From Theory to Confirmation
For decades, scientists suspected water might exist in the Moon's darkest, coldest craters. Early hints came from Apollo-era samples, but definitive proof remained elusive. That changed with a series of dedicated missions. India's Chandrayaan-1 probe,
launched in 2008, provided the first direct evidence by detecting water molecules. This was spectacularly confirmed when NASA's LCROSS mission slammed an impactor into a polar crater, ejecting a plume that contained water ice. More recently, data from the still-orbiting Chandrayaan-2 and NASA's Lunar Reconnaissance Orbiter have revealed signs of significant subsurface ice deposits, especially at the Moon's south pole. These discoveries have shifted lunar water from scientific curiosity to a tangible resource.
Why Water Is the New Lunar Gold
The value of lunar water isn't for quenching the thirst of future astronauts, although that's a bonus. Its true worth lies in its components: hydrogen and oxygen. When separated through electrolysis, these elements become powerful rocket propellant. The ability to refuel spacecraft in lunar orbit—a concept called in-situ resource utilization (ISRU)—is a game-changer. It could drastically lower the cost of missions because fuel, the heaviest part of any rocket, would no longer need to be launched out of Earth's deep gravity well. This makes the Moon a potential 'gas station' for more ambitious journeys to Mars and beyond. For nations and companies with lunar ambitions, securing access to water ice is like securing the oil fields of the 21st century.
India’s Stake at the South Pole
India has cemented itself as a key player in this new lunar landscape. After Chandrayaan-1's foundational discovery, the successful landing of Chandrayaan-3 near the south pole in 2023 was a historic achievement, making India the first nation to soft-land in this strategically vital region. The south pole is the focal point of global interest precisely because its permanently shadowed craters are believed to hold vast quantities of ice. Recent analysis from Chandrayaan-2's orbiter has further bolstered this, identifying strong evidence of subsurface ice. With plans for a Chandrayaan-4 sample return mission and an astronaut on the Moon by 2040, India is not just participating in the race; it is actively generating crucial data that will shape where future lunar bases are built.

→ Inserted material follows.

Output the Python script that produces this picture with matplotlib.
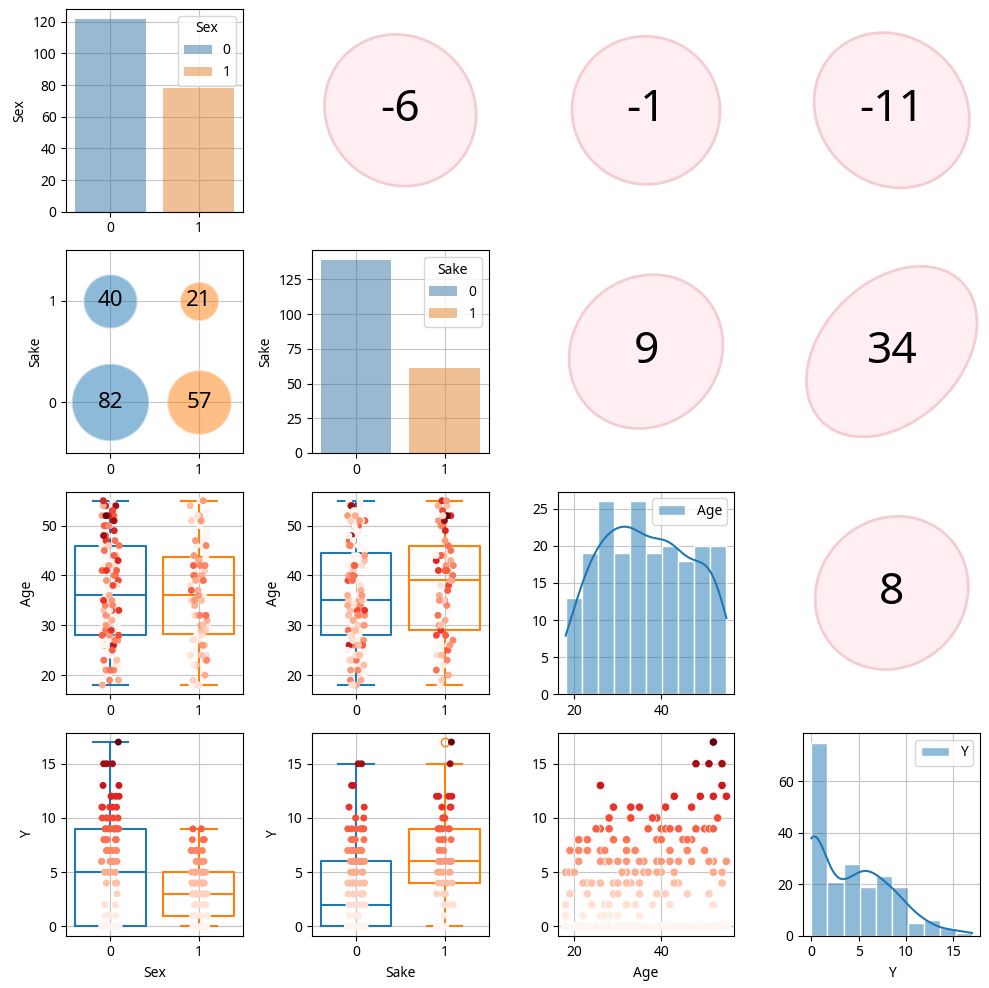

The Trillion-Dollar Technical Challenge
For all the excitement, turning lunar ice into rocket fuel is an immense engineering puzzle. The ice is located in some of the coldest places in the solar system, with temperatures plunging to minus 250 degrees Celsius. It's mixed with abrasive lunar dust (regolith) and must be mined in pitch-black darkness. Companies are developing innovative technologies, from robotic excavators to drills and heating systems, to extract the frozen regolith and separate the water. NASA's PRIME-1 experiment is one such effort to test drilling and analysis technology on the Moon. But these operations will be incredibly energy-intensive and must be performed by robots in one of the harshest environments imaginable, making the initial investment costs astronomical.

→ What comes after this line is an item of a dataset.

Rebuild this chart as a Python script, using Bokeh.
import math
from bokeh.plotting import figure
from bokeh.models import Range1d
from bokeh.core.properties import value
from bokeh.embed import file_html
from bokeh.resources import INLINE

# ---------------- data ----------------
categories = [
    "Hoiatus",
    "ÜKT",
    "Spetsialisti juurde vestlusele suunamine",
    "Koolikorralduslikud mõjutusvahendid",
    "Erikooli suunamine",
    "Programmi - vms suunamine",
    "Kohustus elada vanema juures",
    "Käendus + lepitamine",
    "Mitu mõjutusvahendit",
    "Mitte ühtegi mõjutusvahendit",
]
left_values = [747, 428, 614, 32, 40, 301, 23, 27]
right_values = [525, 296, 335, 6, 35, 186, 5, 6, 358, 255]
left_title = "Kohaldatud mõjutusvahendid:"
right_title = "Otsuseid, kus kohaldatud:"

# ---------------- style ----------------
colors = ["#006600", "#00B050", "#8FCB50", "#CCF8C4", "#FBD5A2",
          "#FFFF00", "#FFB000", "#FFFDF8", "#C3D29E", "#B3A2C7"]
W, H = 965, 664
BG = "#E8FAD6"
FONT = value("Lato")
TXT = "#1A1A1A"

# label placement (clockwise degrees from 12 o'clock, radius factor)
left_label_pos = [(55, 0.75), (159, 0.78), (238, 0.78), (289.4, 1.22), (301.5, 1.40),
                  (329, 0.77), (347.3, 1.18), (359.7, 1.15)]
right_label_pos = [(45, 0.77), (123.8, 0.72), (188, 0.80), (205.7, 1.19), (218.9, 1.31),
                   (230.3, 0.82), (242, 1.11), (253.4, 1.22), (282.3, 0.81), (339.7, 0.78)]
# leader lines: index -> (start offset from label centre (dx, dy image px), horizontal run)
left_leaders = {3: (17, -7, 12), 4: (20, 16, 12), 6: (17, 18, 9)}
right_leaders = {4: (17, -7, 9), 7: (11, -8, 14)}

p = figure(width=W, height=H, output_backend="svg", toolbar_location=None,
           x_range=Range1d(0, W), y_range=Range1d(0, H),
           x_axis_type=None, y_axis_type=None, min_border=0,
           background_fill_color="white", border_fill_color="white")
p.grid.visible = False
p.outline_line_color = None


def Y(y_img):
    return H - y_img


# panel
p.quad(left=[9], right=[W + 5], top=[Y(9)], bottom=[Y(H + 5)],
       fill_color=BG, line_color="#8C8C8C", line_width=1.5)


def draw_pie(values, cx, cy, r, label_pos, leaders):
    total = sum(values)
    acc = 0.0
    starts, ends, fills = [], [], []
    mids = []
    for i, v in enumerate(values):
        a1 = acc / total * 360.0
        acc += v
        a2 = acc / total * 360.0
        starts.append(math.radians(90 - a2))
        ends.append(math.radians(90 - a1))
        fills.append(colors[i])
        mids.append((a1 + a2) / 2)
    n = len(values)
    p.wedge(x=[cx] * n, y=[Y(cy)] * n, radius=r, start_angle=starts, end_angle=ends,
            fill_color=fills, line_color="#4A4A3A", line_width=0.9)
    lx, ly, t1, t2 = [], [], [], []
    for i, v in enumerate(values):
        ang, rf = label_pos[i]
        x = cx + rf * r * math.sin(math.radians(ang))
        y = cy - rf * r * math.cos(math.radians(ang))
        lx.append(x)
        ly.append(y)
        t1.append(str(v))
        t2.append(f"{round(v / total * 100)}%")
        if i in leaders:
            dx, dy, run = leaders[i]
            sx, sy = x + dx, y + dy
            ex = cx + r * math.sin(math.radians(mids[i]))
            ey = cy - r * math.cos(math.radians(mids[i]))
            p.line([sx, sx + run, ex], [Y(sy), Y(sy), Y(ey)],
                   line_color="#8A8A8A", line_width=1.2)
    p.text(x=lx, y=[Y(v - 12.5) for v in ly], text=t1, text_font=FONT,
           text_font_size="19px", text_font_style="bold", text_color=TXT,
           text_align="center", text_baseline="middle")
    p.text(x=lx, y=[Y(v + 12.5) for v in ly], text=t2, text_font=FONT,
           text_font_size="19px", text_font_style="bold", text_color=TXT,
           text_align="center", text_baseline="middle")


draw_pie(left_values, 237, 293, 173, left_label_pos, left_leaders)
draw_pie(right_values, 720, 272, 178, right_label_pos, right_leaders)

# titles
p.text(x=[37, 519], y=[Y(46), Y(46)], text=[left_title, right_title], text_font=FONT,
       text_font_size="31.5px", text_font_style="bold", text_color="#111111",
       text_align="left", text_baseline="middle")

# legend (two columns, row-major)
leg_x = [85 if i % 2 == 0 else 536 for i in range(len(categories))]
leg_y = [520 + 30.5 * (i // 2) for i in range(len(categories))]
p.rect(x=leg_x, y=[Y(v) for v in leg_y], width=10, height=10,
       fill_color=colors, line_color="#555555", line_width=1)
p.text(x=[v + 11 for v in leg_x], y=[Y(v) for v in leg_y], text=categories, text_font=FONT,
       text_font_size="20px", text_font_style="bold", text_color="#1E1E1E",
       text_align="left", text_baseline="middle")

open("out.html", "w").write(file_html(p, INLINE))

Who Owns the Moon’s Resources?
The biggest question may not be technical but legal and geopolitical. The 1967 Outer Space Treaty, the foundation of space law, prohibits any nation from claiming sovereignty over a celestial body like the Moon. However, it's silent on whether private companies or nations can extract and own resources. This ambiguity has led to two competing frameworks. The U.S.-led Artemis Accords, which India has signed, argue that resource extraction is permissible and does not constitute national ownership. Conversely, the largely unratified Moon Treaty of 1979 declares lunar resources the “common heritage of mankind,” to be managed by an international regime. This creates a high-stakes legal grey area. As nations like the U.S., China, Russia, and India establish their lunar programs, the lack of a clear, universally accepted set of rules creates a risk of future conflict over the most resource-rich locations.